9. O Cardeal Avelar não foi um mártir, é verdade. Deixou-nos, sim, inúmeros testemunhos
de amor e de bondade. Quantas histórias conhecemos a seu respeito – e histórias
interessantíssimas! São histórias marcadas por um grande amor à justiça. No centenário
de seu nascimento, de diversas maneiras estamos procurando recordar alguns dos
muitos aspectos de sua rica personalidade. Nesse nosso esforço de preservar sua
memória, sirva-nos de base uma sábia observação da pequena Bernadete, testemunha
dos acontecimentos em Lourdes – França, na metade do século XIX: “Quando se for
escrever a história daquilo que aqui aconteceu, que se procure ser fiel à verdade,
unicamente à verdade”. A verdade que surge ao nos debruçarmos sobre Dom Avelar é
a de um homem cheio de entusiasmo, com grande capacidade de acolhida, uma pessoa
capaz de alegrar-se com os que se alegravam e de chorar com os que choravam (cf. Rm
12,15).

10.(4º) [A Bahia] crê em sua ressurreição. Volto ao poema de Mons. Luna: “Vela por nós!
/ Velaremos por ti!/ Pastor do povo/ Homem de Deus/ E quando da ressurreição a luz
brilhar/ seremos reconhecidos/ como irmãos, amigos/ fieis a velar”.

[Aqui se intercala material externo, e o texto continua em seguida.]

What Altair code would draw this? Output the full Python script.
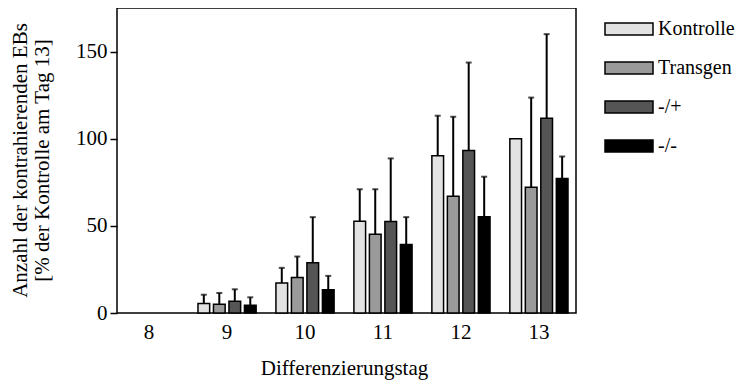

Nossa presença neste começo de noite é uma prova de que cremos na ressurreição do
Cardeal Dom Avelar Brandão Vilela. Afinal, “Os que educaram a muitos para a justiça
brilharão para sempre como estrelas”. No firmamento celeste, brilhará uma estrela que
nos é conhecida, porque fez parte da História desta Arquidiocese Primaz; fez parte da
historia pessoal de muitos. Eu, particularmente, seu sucessor, sou grato pelas sementes
de amor e bondade, de santidade e paz que Dom Avelar semeou, e pela herança que
aqui deixou. Ao me referir à sua herança, penso, particularmente, na observação que se
lê em seu Testamento: “O que pude acumular de conhecimentos foi fruto da vontade
férrea de servir a Igreja e a Cristo”. Servir a Igreja e a Cristo: o desejo de colocar em
prática um tal programa de vida é a melhor homenagem que poderemos prestar àquele
de quem celebramos hoje o centenário de nascimento.

11.Obrigado, SENHOR, por Dom Avelar! Obrigado pelo testemunho que nos deixou de que
vale a pena educar os outros para a justiça! Brilhe ele como uma estrela no céu!